▸ **WHAT THE EXERCISE ASKS**: Your output must be the lines below from the line containing "Recreate this image" to the line containing "const borrowingData = timeSteps.map((t, i)", both lines included, reproduced exactly and without pictures.

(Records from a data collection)
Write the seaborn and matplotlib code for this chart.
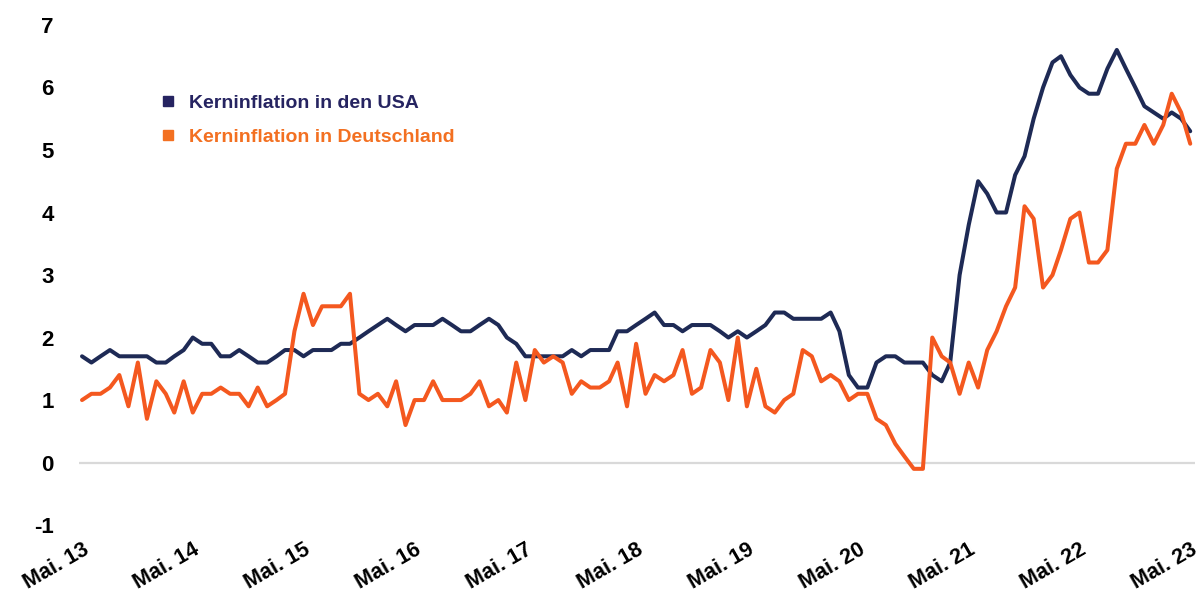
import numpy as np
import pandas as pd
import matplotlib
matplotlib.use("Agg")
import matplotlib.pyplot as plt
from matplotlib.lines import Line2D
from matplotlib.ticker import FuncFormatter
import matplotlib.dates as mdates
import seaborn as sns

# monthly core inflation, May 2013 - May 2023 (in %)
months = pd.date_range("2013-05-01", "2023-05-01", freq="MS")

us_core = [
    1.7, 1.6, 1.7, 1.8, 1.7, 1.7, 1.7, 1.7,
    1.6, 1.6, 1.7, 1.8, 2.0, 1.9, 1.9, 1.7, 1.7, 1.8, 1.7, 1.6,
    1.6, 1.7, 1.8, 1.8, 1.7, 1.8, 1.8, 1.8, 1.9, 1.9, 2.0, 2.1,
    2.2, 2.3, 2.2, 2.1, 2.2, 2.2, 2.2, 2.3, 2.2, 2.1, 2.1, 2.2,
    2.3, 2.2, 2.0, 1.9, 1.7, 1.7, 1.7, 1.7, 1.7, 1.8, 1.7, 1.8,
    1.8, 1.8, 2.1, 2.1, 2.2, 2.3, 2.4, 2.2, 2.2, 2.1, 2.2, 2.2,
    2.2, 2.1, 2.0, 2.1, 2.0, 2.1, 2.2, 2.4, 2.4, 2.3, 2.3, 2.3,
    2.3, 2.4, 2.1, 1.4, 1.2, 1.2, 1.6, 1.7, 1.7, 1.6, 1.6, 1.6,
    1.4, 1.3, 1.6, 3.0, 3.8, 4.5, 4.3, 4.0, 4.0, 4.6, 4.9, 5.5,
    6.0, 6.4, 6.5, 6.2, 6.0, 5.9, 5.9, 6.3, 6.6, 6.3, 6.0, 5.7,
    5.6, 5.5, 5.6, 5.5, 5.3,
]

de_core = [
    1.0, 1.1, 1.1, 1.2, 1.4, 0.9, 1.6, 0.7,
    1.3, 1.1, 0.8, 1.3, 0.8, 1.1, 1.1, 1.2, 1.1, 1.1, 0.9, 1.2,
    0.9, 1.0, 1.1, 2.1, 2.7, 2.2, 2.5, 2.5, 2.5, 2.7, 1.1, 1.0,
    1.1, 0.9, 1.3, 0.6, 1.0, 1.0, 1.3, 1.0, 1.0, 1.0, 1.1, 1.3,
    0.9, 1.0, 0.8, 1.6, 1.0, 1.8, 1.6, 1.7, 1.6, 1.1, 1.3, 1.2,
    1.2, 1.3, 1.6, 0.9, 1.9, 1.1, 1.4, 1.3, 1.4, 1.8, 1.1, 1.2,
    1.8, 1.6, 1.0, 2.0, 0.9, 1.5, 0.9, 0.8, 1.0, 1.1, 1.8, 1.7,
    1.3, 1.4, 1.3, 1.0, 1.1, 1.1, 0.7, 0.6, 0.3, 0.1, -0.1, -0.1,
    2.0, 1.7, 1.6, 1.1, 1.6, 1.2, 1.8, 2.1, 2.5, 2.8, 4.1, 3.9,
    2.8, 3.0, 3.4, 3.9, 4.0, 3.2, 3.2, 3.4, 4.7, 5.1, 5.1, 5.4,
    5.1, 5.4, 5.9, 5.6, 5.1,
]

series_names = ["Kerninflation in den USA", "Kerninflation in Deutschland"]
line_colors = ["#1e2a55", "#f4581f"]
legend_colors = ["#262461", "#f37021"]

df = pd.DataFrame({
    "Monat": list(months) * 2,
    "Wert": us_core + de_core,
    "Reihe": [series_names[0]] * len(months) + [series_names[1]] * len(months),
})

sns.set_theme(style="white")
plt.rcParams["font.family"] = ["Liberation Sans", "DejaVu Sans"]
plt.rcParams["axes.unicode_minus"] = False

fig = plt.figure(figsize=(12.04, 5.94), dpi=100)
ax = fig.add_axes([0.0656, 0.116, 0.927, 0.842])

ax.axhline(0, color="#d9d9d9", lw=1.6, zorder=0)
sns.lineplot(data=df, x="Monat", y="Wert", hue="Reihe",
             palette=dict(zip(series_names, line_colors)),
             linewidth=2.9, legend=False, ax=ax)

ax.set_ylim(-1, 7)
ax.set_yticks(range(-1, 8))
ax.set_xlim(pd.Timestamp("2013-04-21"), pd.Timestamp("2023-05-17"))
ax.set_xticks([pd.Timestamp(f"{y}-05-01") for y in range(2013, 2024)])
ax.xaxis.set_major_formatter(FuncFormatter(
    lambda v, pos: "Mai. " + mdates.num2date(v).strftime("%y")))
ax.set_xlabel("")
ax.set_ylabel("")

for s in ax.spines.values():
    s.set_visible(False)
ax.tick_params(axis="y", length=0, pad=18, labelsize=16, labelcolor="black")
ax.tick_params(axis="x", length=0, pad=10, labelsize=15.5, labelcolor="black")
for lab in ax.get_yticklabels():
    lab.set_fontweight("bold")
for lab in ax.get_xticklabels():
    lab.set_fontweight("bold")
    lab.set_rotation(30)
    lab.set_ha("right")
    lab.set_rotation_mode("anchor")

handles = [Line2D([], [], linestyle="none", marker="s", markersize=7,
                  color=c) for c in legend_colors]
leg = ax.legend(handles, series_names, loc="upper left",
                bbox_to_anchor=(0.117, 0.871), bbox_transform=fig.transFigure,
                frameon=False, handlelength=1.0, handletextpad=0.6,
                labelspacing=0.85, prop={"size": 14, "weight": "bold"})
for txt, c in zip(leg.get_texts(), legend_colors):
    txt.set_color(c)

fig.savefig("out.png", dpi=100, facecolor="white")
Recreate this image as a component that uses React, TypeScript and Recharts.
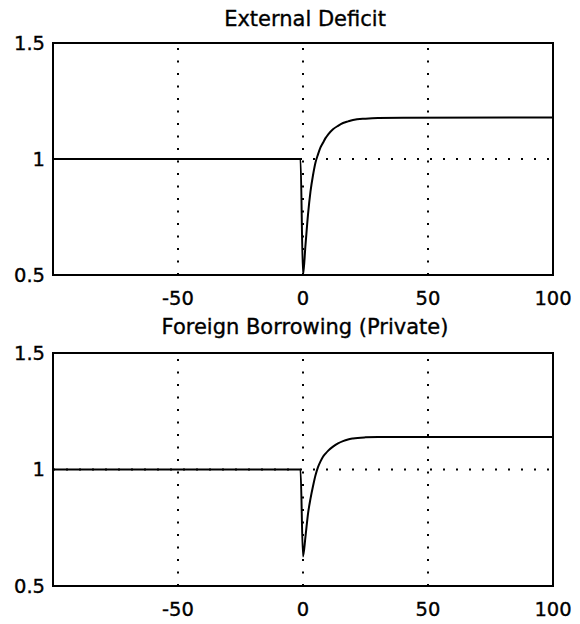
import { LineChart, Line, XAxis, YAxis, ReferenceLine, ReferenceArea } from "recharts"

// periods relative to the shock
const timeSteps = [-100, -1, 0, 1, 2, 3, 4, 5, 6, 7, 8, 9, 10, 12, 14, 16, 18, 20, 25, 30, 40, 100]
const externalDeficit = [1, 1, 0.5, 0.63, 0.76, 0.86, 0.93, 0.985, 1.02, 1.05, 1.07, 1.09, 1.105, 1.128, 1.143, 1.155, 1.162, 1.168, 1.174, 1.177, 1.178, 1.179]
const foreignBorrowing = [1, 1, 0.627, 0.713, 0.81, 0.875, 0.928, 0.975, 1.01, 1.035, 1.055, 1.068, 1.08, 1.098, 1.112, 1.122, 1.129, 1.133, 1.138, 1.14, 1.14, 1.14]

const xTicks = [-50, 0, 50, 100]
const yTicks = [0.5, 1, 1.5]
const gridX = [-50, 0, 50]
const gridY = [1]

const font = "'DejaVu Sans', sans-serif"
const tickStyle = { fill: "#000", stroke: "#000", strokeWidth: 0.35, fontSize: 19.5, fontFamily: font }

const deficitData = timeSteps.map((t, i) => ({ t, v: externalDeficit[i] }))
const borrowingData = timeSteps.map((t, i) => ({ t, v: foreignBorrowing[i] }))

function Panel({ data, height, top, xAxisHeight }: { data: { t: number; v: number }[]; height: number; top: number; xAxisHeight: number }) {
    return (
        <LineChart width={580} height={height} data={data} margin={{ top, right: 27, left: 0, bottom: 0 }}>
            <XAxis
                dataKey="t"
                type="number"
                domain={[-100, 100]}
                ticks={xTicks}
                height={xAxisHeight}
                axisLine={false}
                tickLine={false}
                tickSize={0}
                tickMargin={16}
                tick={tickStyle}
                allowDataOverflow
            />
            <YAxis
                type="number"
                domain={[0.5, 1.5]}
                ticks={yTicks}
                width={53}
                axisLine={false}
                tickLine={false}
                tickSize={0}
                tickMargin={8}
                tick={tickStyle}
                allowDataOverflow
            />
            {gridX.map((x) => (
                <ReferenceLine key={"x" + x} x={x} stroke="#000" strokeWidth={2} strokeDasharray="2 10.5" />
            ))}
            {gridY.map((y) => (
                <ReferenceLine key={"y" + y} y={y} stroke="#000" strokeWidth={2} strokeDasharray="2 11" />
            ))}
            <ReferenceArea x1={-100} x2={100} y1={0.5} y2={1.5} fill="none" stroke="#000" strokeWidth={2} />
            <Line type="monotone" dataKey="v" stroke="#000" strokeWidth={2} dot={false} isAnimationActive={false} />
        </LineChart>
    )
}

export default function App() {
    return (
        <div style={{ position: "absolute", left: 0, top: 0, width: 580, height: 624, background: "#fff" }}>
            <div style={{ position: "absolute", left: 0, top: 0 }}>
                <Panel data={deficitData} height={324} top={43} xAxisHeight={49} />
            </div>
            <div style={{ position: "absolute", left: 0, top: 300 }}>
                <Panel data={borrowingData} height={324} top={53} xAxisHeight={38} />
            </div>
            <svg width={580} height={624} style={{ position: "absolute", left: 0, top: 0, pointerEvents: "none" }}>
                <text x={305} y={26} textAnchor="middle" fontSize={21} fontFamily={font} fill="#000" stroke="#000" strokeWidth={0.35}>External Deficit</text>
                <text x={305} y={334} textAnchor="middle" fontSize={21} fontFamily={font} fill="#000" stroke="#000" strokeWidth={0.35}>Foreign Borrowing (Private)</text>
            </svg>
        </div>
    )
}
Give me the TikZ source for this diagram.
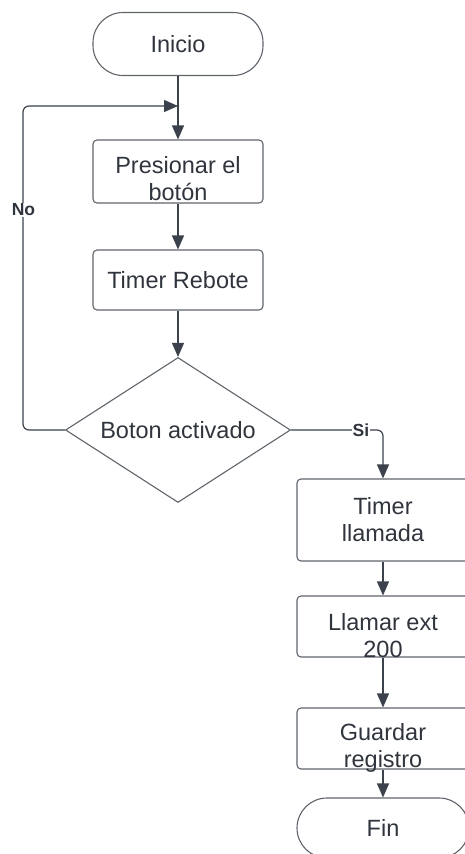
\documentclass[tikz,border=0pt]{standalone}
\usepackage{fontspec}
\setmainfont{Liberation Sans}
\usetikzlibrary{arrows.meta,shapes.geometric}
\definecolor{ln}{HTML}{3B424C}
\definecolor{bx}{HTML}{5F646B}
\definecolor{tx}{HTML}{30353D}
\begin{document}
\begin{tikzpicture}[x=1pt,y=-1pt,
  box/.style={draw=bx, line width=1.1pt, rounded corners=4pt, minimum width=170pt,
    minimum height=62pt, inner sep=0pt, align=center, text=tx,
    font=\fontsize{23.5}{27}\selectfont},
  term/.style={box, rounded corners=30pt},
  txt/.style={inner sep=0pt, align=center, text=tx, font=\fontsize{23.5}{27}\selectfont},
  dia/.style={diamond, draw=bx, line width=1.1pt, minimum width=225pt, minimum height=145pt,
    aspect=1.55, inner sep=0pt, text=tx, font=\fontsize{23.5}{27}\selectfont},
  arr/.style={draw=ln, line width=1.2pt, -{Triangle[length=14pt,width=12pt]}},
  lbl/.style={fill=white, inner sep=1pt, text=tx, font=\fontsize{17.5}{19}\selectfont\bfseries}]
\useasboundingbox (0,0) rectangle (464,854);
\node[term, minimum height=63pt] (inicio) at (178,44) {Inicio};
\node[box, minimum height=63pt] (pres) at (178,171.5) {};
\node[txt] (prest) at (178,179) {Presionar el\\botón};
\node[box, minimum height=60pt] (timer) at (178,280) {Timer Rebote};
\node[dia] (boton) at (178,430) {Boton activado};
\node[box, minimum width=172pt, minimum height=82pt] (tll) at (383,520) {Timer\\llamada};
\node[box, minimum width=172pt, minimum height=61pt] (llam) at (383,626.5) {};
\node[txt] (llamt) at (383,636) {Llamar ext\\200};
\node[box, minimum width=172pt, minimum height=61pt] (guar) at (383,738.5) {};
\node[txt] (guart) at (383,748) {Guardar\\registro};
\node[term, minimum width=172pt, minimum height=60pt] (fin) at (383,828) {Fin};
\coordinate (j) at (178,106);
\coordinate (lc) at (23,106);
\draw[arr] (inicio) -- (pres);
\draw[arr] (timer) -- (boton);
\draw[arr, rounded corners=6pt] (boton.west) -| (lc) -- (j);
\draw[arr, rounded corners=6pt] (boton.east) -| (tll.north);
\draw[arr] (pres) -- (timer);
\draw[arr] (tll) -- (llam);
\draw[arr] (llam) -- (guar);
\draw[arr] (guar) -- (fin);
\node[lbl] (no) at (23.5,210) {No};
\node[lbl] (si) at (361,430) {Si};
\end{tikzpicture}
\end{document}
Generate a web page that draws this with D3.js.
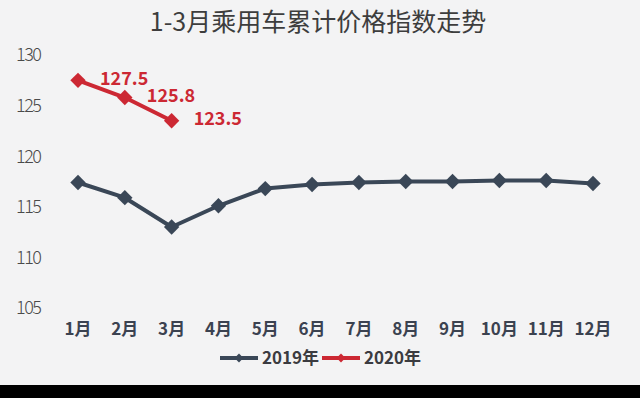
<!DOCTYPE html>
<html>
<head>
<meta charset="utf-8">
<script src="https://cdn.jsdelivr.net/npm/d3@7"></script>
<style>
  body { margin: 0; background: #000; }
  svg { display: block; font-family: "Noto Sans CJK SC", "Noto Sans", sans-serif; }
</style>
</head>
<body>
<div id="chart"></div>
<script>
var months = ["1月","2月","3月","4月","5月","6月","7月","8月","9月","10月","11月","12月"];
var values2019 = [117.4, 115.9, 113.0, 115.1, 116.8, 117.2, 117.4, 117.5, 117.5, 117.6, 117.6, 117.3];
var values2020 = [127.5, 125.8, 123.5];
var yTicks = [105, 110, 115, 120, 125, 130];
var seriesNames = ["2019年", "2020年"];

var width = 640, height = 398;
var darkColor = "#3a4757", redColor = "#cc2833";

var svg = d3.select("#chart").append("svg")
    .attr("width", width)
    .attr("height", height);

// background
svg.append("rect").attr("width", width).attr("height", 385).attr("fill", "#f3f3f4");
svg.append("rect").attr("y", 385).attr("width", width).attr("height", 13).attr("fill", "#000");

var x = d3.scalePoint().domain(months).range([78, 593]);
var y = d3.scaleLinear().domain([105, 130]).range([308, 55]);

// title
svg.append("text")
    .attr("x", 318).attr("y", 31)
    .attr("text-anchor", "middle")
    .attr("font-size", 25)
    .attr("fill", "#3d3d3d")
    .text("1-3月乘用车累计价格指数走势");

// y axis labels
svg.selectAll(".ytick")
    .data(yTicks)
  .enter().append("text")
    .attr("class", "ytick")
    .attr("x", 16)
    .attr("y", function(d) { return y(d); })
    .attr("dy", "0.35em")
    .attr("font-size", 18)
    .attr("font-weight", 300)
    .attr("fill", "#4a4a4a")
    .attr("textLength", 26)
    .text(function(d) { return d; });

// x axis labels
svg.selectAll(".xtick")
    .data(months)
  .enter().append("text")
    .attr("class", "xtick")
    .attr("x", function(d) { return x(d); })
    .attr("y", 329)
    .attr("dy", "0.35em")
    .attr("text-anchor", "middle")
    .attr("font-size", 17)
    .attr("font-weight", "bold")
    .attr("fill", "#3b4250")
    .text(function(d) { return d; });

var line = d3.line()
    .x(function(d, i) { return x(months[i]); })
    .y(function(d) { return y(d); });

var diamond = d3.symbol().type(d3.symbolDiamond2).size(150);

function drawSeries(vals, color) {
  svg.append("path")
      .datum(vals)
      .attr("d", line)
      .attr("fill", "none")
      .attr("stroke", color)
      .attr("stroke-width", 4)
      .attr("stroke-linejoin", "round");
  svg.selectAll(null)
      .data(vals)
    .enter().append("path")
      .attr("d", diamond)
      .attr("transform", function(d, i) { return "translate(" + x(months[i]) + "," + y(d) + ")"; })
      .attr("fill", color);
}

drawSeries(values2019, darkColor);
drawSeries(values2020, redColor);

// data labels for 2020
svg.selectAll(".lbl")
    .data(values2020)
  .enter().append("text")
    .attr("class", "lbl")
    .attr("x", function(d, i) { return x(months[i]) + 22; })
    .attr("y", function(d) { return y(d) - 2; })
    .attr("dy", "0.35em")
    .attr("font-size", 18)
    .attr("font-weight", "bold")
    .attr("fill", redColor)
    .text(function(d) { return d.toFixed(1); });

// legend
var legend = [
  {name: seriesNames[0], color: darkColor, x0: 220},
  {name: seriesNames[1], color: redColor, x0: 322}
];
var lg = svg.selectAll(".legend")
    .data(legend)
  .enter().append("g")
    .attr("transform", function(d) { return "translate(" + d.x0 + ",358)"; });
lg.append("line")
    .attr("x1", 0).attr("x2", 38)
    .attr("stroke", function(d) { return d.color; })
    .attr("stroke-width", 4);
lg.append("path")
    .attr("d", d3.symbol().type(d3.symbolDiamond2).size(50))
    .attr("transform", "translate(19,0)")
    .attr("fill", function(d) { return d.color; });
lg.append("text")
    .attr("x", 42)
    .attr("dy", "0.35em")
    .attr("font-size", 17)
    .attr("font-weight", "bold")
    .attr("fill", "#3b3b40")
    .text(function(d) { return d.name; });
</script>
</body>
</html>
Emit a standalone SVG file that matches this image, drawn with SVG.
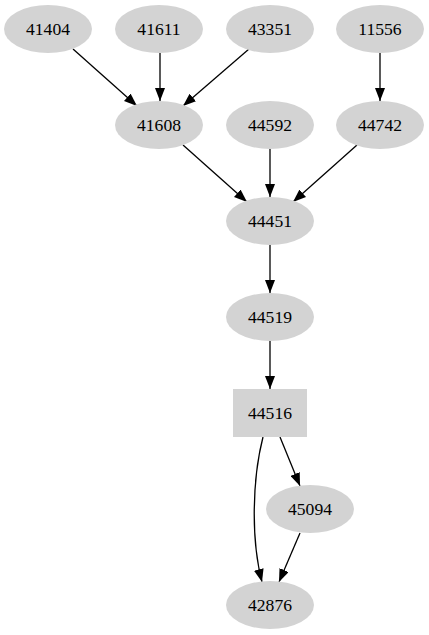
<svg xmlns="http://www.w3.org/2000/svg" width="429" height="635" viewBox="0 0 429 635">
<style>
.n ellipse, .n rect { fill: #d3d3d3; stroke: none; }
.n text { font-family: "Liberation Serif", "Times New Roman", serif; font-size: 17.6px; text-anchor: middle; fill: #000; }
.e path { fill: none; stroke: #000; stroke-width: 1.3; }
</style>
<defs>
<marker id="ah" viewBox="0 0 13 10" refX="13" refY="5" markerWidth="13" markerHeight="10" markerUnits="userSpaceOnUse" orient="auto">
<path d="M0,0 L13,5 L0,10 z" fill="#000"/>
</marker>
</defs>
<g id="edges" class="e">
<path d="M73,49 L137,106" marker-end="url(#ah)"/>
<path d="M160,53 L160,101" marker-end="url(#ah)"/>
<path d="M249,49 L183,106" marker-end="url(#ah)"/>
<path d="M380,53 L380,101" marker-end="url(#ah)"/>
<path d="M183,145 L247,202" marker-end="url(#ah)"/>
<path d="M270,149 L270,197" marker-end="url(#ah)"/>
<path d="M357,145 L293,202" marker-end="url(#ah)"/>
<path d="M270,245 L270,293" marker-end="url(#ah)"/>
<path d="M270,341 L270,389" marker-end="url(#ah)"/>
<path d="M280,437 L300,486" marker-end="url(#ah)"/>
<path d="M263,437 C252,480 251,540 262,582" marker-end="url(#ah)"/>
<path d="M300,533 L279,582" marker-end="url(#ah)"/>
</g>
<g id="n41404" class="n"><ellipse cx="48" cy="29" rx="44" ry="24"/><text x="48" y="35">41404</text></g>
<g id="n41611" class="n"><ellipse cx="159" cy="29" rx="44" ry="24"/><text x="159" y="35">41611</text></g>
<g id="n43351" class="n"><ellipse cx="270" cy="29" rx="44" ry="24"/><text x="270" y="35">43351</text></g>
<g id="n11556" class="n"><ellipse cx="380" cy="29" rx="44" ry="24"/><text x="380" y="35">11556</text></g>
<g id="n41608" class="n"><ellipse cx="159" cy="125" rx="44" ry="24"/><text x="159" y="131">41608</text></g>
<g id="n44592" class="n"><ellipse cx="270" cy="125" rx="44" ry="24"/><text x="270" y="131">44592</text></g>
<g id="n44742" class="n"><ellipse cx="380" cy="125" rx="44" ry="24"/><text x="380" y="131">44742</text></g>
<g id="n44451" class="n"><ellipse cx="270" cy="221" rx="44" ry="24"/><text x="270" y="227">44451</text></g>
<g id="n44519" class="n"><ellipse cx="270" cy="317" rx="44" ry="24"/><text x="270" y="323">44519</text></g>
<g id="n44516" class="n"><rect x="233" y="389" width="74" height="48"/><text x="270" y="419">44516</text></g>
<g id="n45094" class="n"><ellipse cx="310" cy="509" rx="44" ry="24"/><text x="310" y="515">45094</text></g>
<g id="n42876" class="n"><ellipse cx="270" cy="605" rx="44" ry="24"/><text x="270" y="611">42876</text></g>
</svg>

▸ **COMPLETE OUTPUT**:
Recreate this image as a component that uses React, TypeScript and Recharts.
import { LineChart, Line, XAxis, YAxis, ReferenceLine, ReferenceArea } from "recharts"

// periods relative to the shock
const timeSteps = [-100, -1, 0, 1, 2, 3, 4, 5, 6, 7, 8, 9, 10, 12, 14, 16, 18, 20, 25, 30, 40, 100]
const externalDeficit = [1, 1, 0.5, 0.63, 0.76, 0.86, 0.93, 0.985, 1.02, 1.05, 1.07, 1.09, 1.105, 1.128, 1.143, 1.155, 1.162, 1.168, 1.174, 1.177, 1.178, 1.179]
const foreignBorrowing = [1, 1, 0.627, 0.713, 0.81, 0.875, 0.928, 0.975, 1.01, 1.035, 1.055, 1.068, 1.08, 1.098, 1.112, 1.122, 1.129, 1.133, 1.138, 1.14, 1.14, 1.14]

const xTicks = [-50, 0, 50, 100]
const yTicks = [0.5, 1, 1.5]
const gridX = [-50, 0, 50]
const gridY = [1]

const font = "'DejaVu Sans', sans-serif"
const tickStyle = { fill: "#000", stroke: "#000", strokeWidth: 0.35, fontSize: 19.5, fontFamily: font }

const deficitData = timeSteps.map((t, i) => ({ t, v: externalDeficit[i] }))
const borrowingData = timeSteps.map((t, i) => ({ t, v: foreignBorrowing[i] }))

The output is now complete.